Bananas are a common ingredient in South Pacific and East Asian cuisine. These batter-fried treats are served in fine restaurants and humble homes alike throughout Tonga. Although they’re usually made with green bananas, I’ve chosen ripe apple bananas for their tart flavor and firm texture. I’ve also added a little extra sweetness to the mix for that distinctive Choy touch.
- ½ cups all purpose flour
- 2 tablespoons sugar
- ½ teaspoon baking soda
- ¼ teaspoon salt
- 1 egg
- 1 (generous) cup buttermilk
- 8 apple bananas, peeled and split
- Oil for deep-frying
- 1 cup granulated sugar for dredging fritters
Sift dry ingredients into a medium bowl. Combine egg and buttermilk, and stir into dry ingredients, mixing until well combined.
Place bananas carefully in batter. (They can rest in the batter, covered, until you are ready to fry them.)
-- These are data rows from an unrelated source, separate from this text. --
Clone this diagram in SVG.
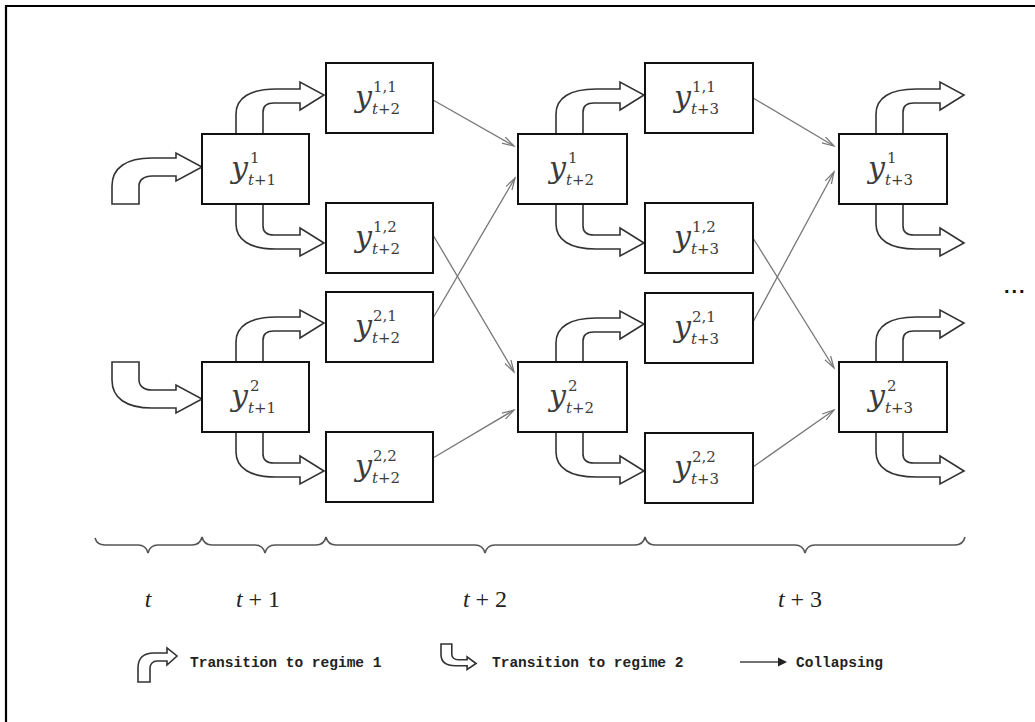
<svg xmlns="http://www.w3.org/2000/svg" xmlns:xlink="http://www.w3.org/1999/xlink" width="1035" height="722" viewBox="0 0 1035 722">
<style>
.box{fill:#fff;stroke:#111;stroke-width:2}
.v{font-family:"DejaVu Serif",serif;font-style:italic;font-size:30px;fill:#3c3c3c}
.sup,.sub{font-family:"DejaVu Serif",serif;font-size:15px;fill:#3c3c3c}
.it{font-style:italic}
.ba{fill:#fff;stroke:#333;stroke-width:1.6;stroke-linejoin:miter}
.col{stroke:#777;stroke-width:1.3;fill:none;marker-end:url(#open)}
.brace{fill:none;stroke:#555;stroke-width:1.6}
.tl{font-family:"Liberation Serif",serif;font-size:24px;fill:#222;text-anchor:middle}
.leg{font-family:"Liberation Mono",monospace;font-size:14.5px;font-weight:bold;fill:#222}
</style>
<defs>
<marker id="open" markerUnits="userSpaceOnUse" markerWidth="14" markerHeight="10" refX="12" refY="4" orient="auto">
<path d="M0,0.5 L12,4 L0,7.5" fill="none" stroke="#777" stroke-width="1.2"/>
</marker>
<path id="tr" class="ba" d="M0,0 L0,-20 C0,-36 14,-45 40,-45 L64,-45 L64,-52 L88,-39 L64,-24 L64,-31 L38,-31 C30,-31 27,-27 27,-22 L27,0"/>
<path id="en" class="ba" d="M0,0 L0,-18 C0,-36 14,-46 40,-46 L64,-46 L64,-51 L90,-37 L64,-23 L64,-28 L40,-28 C32,-28 27,-24 27,-18 L27,0 Z"/>
<path id="ic" class="ba" vector-effect="non-scaling-stroke" d="M0,0 L0,-14 C0,-24 6,-29 16,-29 L29,-29 L29,-34 L39,-26 L29,-17 L29,-21 L19,-21 C15,-21 12,-18 12,-14 L12,0 Z"/>
</defs>
<rect width="1035" height="722" fill="#fff"/>
<path d="M6,722 V6 H1035" fill="none" stroke="#000" stroke-width="2.2"/>

<g id="connectors">
<use xlink:href="#en" transform="translate(112,204)"/>
<use xlink:href="#en" transform="translate(112,362) scale(1,-1)"/>
<use xlink:href="#tr" transform="translate(236,134)"/>
<use xlink:href="#tr" transform="translate(236,204) scale(1,-1)"/>
<use xlink:href="#tr" transform="translate(236,362)"/>
<use xlink:href="#tr" transform="translate(236,432) scale(1,-1)"/>
<use xlink:href="#tr" transform="translate(556,134)"/>
<use xlink:href="#tr" transform="translate(556,204) scale(1,-1)"/>
<use xlink:href="#tr" transform="translate(556,363)"/>
<use xlink:href="#tr" transform="translate(556,432) scale(1,-1)"/>
<use xlink:href="#tr" transform="translate(876,134)"/>
<use xlink:href="#tr" transform="translate(876,204) scale(1,-1)"/>
<use xlink:href="#tr" transform="translate(876,362)"/>
<use xlink:href="#tr" transform="translate(876,432) scale(1,-1)"/>
<line class="col" x1="433" y1="100" x2="514" y2="146"/>
<line class="col" x1="433" y1="318" x2="515" y2="178"/>
<line class="col" x1="433" y1="235" x2="514" y2="372"/>
<line class="col" x1="433" y1="458" x2="514" y2="410"/>
<line class="col" x1="753" y1="98" x2="834" y2="146"/>
<line class="col" x1="753" y1="322" x2="834" y2="172"/>
<line class="col" x1="753" y1="238" x2="834" y2="368"/>
<line class="col" x1="753" y1="467" x2="834" y2="410"/>
</g>

<g id="n_y1_t1"><rect class="box" x="202" y="134" width="107" height="70"/><text class="v" x="231" y="178">y</text><text class="sup" x="250" y="163">1</text><text class="sub" x="248" y="185"><tspan class="it">t</tspan>+1</text></g>
<g id="n_y2_t1"><rect class="box" x="202" y="362" width="107" height="70"/><text class="v" x="231" y="406">y</text><text class="sup" x="250" y="391">2</text><text class="sub" x="248" y="413"><tspan class="it">t</tspan>+1</text></g>

<g id="n_y11_t2"><rect class="box" x="326" y="63" width="107" height="70"/><text class="v" x="355" y="107">y</text><text class="sup" x="373" y="92">1,1</text><text class="sub" x="372" y="114"><tspan class="it">t</tspan>+2</text></g>
<g id="n_y12_t2"><rect class="box" x="326" y="203" width="107" height="70"/><text class="v" x="355" y="247">y</text><text class="sup" x="373" y="232">1,2</text><text class="sub" x="372" y="254"><tspan class="it">t</tspan>+2</text></g>
<g id="n_y21_t2"><rect class="box" x="326" y="292" width="107" height="70"/><text class="v" x="355" y="336">y</text><text class="sup" x="373" y="321">2,1</text><text class="sub" x="372" y="343"><tspan class="it">t</tspan>+2</text></g>
<g id="n_y22_t2"><rect class="box" x="326" y="432" width="107" height="70"/><text class="v" x="355" y="476">y</text><text class="sup" x="373" y="461">2,2</text><text class="sub" x="372" y="483"><tspan class="it">t</tspan>+2</text></g>

<g id="n_y1_t2"><rect class="box" x="518" y="134" width="109" height="70"/><text class="v" x="549" y="178">y</text><text class="sup" x="568" y="163">1</text><text class="sub" x="566" y="185"><tspan class="it">t</tspan>+2</text></g>
<g id="n_y2_t2"><rect class="box" x="518" y="362" width="109" height="70"/><text class="v" x="549" y="406">y</text><text class="sup" x="568" y="391">2</text><text class="sub" x="566" y="413"><tspan class="it">t</tspan>+2</text></g>

<g id="n_y11_t3"><rect class="box" x="645" y="63" width="108" height="70"/><text class="v" x="674" y="107">y</text><text class="sup" x="692" y="92">1,1</text><text class="sub" x="691" y="114"><tspan class="it">t</tspan>+3</text></g>
<g id="n_y12_t3"><rect class="box" x="645" y="203" width="108" height="70"/><text class="v" x="674" y="247">y</text><text class="sup" x="692" y="232">1,2</text><text class="sub" x="691" y="254"><tspan class="it">t</tspan>+3</text></g>
<g id="n_y21_t3"><rect class="box" x="645" y="293" width="108" height="70"/><text class="v" x="674" y="337">y</text><text class="sup" x="692" y="322">2,1</text><text class="sub" x="691" y="344"><tspan class="it">t</tspan>+3</text></g>
<g id="n_y22_t3"><rect class="box" x="645" y="433" width="108" height="70"/><text class="v" x="674" y="477">y</text><text class="sup" x="692" y="462">2,2</text><text class="sub" x="691" y="484"><tspan class="it">t</tspan>+3</text></g>

<g id="n_y1_t3"><rect class="box" x="839" y="134" width="108" height="70"/><text class="v" x="868" y="178">y</text><text class="sup" x="887" y="163">1</text><text class="sub" x="885" y="185"><tspan class="it">t</tspan>+3</text></g>
<g id="n_y2_t3"><rect class="box" x="839" y="362" width="108" height="70"/><text class="v" x="868" y="406">y</text><text class="sup" x="887" y="391">2</text><text class="sub" x="885" y="413"><tspan class="it">t</tspan>+3</text></g>

<text id="ellipsis" x="1004" y="293" font-family="Liberation Sans, sans-serif" font-weight="bold" font-size="20" letter-spacing="2" fill="#111">...</text>

<g id="timeline">
<path class="brace" d="M95,538 Q97,545 105,545 L138,545 Q146,545 148,553 Q150,545 158,545 L192,545 Q200,545 202,537 Q204,545 212,545 L255,545 Q263,545 265,553 Q267,545 275,545 L316,545 Q324,545 326,537 Q328,545 336,545 L475,545 Q483,545 485,553 Q487,545 495,545 L635,545 Q643,545 645,537 Q647,545 655,545 L795,545 Q803,545 805,553 Q807,545 815,545 L955,545 Q963,545 965,537"/>
<text class="tl" x="148" y="607"><tspan class="it">t</tspan></text>
<text class="tl" x="258" y="607"><tspan class="it">t</tspan> + 1</text>
<text class="tl" x="485" y="607"><tspan class="it">t</tspan> + 2</text>
<text class="tl" x="800" y="607"><tspan class="it">t</tspan> + 3</text>
</g>

<g id="legend">
<use xlink:href="#ic" transform="translate(138,682)"/>
<text class="leg" x="190" y="667">Transition to regime 1</text>
<use xlink:href="#ic" transform="translate(441,644) scale(0.9,-0.75)"/>
<text class="leg" x="492" y="667">Transition to regime 2</text>
<line x1="740" y1="662" x2="779" y2="662" stroke="#444" stroke-width="1.4"/>
<path d="M778,657.5 L787,662 L778,666.5 Z" fill="#222"/>
<text class="leg" x="796" y="667">Collapsing</text>
</g>
</svg>
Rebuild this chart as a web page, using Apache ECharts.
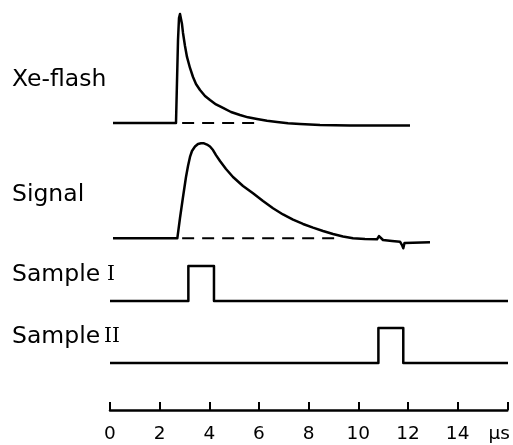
<!DOCTYPE html>
<html><head><meta charset="utf-8">
<script src="https://cdn.jsdelivr.net/npm/echarts@6/dist/echarts.min.js"></script>
<style>html,body{margin:0;padding:0;background:#fff}#c{width:513px;height:445px}</style>
</head><body><div id="c"></div>
<script>
// time axis in microseconds
const tickLabels = ['0','2','4','6','8','10','12','14','µs'];
const traceNames = ['Xe-flash', 'Signal', 'Sample', 'Sample'];
const romanNums = ['', '', 'I', 'II'];

// Xe-flash trace (normalised intensity)
const xeT = [0.12, 2.653, 2.734, 2.774, 2.814, 2.854, 2.894, 2.935, 3.015, 3.095, 3.216, 3.337, 3.457, 3.618, 3.819, 4.020, 4.261, 4.543, 4.864, 5.226, 5.548, 5.910, 6.312, 6.714, 7.156, 7.638, 8.442, 9.648, 12.06];
const xeV = [0, 0, 0.761, 0.963, 1.0, 0.982, 0.908, 0.826, 0.706, 0.606, 0.505, 0.422, 0.358, 0.303, 0.248, 0.211, 0.170, 0.138, 0.101, 0.073, 0.052, 0.037, 0.020, 0.009, -0.002, -0.009, -0.018, -0.023, -0.023];
const xeDash = [[2.9, 0], [5.9, 0]];

// Signal trace (normalised)
const sigT = [0.121, 2.706, 2.814, 2.935, 3.055, 3.136, 3.216, 3.296, 3.417, 3.538, 3.658, 3.779, 3.899, 4.020, 4.141, 4.261, 4.422, 4.663, 4.945, 5.347, 5.749, 6.151, 6.553, 6.955, 7.357, 7.759, 8.161, 8.563, 8.965, 9.367, 9.769, 10.251, 10.734, 10.814, 10.854, 10.894, 10.975, 11.337, 11.658, 11.739, 11.791, 11.839, 11.899, 12.864];
const sigV = [0, 0, 0.214, 0.435, 0.645, 0.761, 0.856, 0.919, 0.966, 0.993, 1.0, 1.0, 0.987, 0.966, 0.929, 0.876, 0.814, 0.730, 0.645, 0.551, 0.474, 0.393, 0.316, 0.251, 0.196, 0.151, 0.112, 0.077, 0.045, 0.019, 0, -0.007, -0.011, 0.024, 0.035, 0.003, -0.018, -0.028, -0.036, -0.071, -0.105, -0.049, -0.042, -0.042];
const sigDash = [[2.9, 0], [9.1, 0]];

// Sampling gates (on/off)
const s1T = [0, 3.15, 3.15, 4.18, 4.18, 16];
const s1V = [0, 0, 1, 1, 0, 0];
const s2T = [0, 10.79, 10.79, 11.79, 11.79, 16];
const s2V = [0, 0, 1, 1, 0, 0];

const zip = (a, b) => a.map((t, i) => [t, b[i]]);

const chart = echarts.init(document.getElementById('c'), null, {renderer: 'canvas'});
const L = 110, R = 5;
const grids = [
  {left: L, right: R, top: 14, height: 109},
  {left: L, right: R, top: 143.3, height: 95},
  {left: L, right: R, top: 266, height: 35},
  {left: L, right: R, top: 328, height: 35},
  {left: L, right: R, top: 400, height: 10}
];
const hiddenX = i => ({gridIndex: i, type: 'value', min: 0, max: 16, show: false});
const hiddenY = i => ({gridIndex: i, type: 'value', min: 0, max: 1, show: false});
const W = 2.5;
const lineStyle = {color: '#000', width: W, join: 'round'};
const labelYs = [80, 195, 274.5, 337];
const numeralX = [0, 0, 107, 104];

const graphics = [];
labelYs.forEach((y, i) => {
  graphics.push({
    type: 'text', x: 12, y: y,
    style: {text: traceNames[i], fontFamily: 'DejaVu Sans', fontSize: 23.5, fill: '#000', verticalAlign: 'middle'}
  });
  if (romanNums[i]) {
    graphics.push({
      type: 'text', x: numeralX[i], y: y,
      style: {text: romanNums[i], fontFamily: 'DejaVu Serif', fontSize: 20, fill: '#000', verticalAlign: 'middle'}
    });
  }
});

chart.setOption({
  animation: false,
  backgroundColor: '#fff',
  grid: grids,
  xAxis: [hiddenX(0), hiddenX(1), hiddenX(2), hiddenX(3), {
    gridIndex: 4, type: 'value', min: 0, max: 16, interval: 2,
    axisLine: {show: true, lineStyle: {color: '#000', width: W}},
    axisTick: {show: true, inside: true, length: 8, lineStyle: {color: '#000', width: 2}},
    splitLine: {show: false},
    axisLabel: {
      margin: 15, color: '#000', fontFamily: 'DejaVu Sans', fontSize: 18.5,
      formatter: v => {
        const s = tickLabels[Math.round(v / 2)];
        return v === 16 ? '{u|' + s + '}' : s;
      },
      rich: {u: {fontFamily: 'DejaVu Sans', fontSize: 18.5, color: '#000', padding: [0, 16, 0, 0]}}
    }
  }],
  yAxis: [hiddenY(0), hiddenY(1), hiddenY(2), hiddenY(3), hiddenY(4)],
  series: [
    {type: 'line', xAxisIndex: 0, yAxisIndex: 0, data: zip(xeT, xeV), showSymbol: false, clip: false, lineStyle},
    {type: 'line', xAxisIndex: 0, yAxisIndex: 0, data: xeDash, showSymbol: false, clip: false, lineStyle: {color: '#000', width: 2, type: [12, 8]}},
    {type: 'line', xAxisIndex: 1, yAxisIndex: 1, data: zip(sigT, sigV), showSymbol: false, clip: false, lineStyle},
    {type: 'line', xAxisIndex: 1, yAxisIndex: 1, data: sigDash, showSymbol: false, clip: false, lineStyle: {color: '#000', width: 2, type: [12, 8]}},
    {type: 'line', xAxisIndex: 2, yAxisIndex: 2, data: zip(s1T, s1V), showSymbol: false, clip: false, lineStyle},
    {type: 'line', xAxisIndex: 3, yAxisIndex: 3, data: zip(s2T, s2V), showSymbol: false, clip: false, lineStyle}
  ],
  graphic: graphics
});
</script></body></html>
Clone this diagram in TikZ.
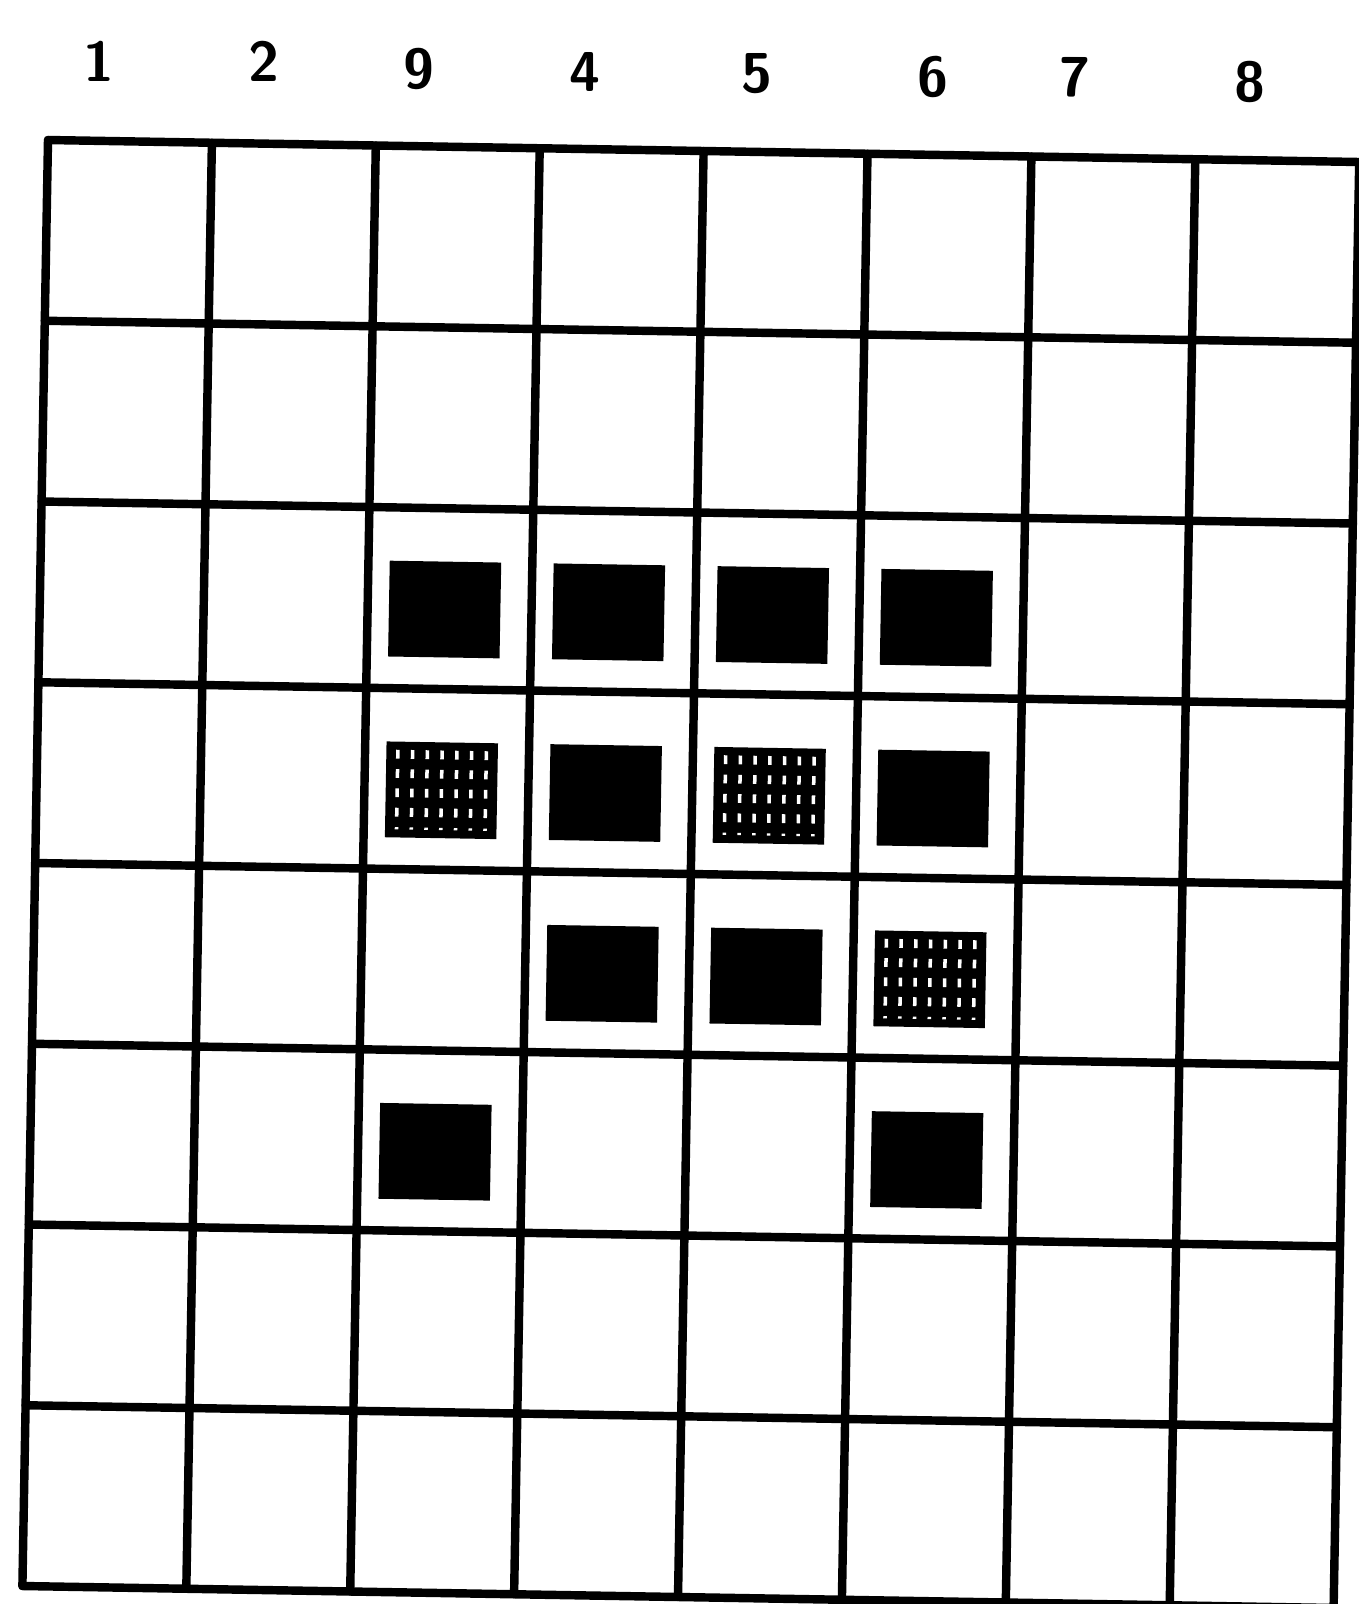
\documentclass[tikz,border=0pt]{standalone}
\usetikzlibrary{positioning}

\begin{document}
\begin{tikzpicture}[
  gridline/.style={line width=2.4pt, line cap=round},
  markbox/.style={fill=black},
  hatchline/.style={white, line width=1pt, dash pattern=on 2.5pt off 3pt},
  colnum/.style={font=\sffamily\bfseries\fontsize{16}{16}\selectfont, inner sep=0pt}
]
\useasboundingbox (0,0) rectangle (13.59,-16.04);

% column numbers
\foreach \t/\x/\y [count=\n] in {1/0.99/0.61, 2/2.64/0.61, 9/4.19/0.69, 4/5.85/0.72,
                                 5/7.57/0.74, 6/9.33/0.77, 7/10.75/0.77, 8/12.50/0.82}
  \node[colnum] (lbl\n) at (\x,-\y) {\t};

% the (slightly skewed) board
\begin{scope}[shift={(0.48,-1.40)}, x={(1.639cm,-0.0275cm)}, y={(-0.032cm,-1.8075cm)}]
  \foreach \i in {0,...,8} {
    \draw[gridline] (\i,0) -- (\i,8);
    \draw[gridline] (0,\i) -- (8,\i);
  }
  % 0 = solid, 1 = hatched
  \foreach \c/\r/\k in {2/2/0, 3/2/0, 4/2/0, 5/2/0,
                        2/3/1, 3/3/0, 4/3/1, 5/3/0,
                        3/4/0, 4/4/0, 5/4/1,
                        2/5/0, 5/5/0} {
    \fill[markbox] (\c+0.13,\r+0.295) -- (\c+0.81,\r+0.295)
      -- (\c+0.81,\r+0.825) -- (\c+0.13,\r+0.825) -- cycle;
    \ifnum\k=1
      \foreach \h in {0.2,0.29,...,0.76}
        \draw[hatchline] (\c+\h,\r+0.34) -- (\c+\h,\r+0.78);
    \fi
  }
\end{scope}
\end{tikzpicture}
\end{document}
Heat the oil to 350°F to 390°F, or until the oil gives off a slight haze.
Make sure bananas are well coated with batter before setting them in oil. Using a fork, place coated bananas in oil, and fry for 2 to 4 minutes, or until golden brown.
Remove from oil with tongs, and drain on several layers of paper towels.
Dredge drained fritters in sugar, and serve hot with ice cream or sorbet, caramel or chocolate sauce.
Nutritional information is based on 8 servings.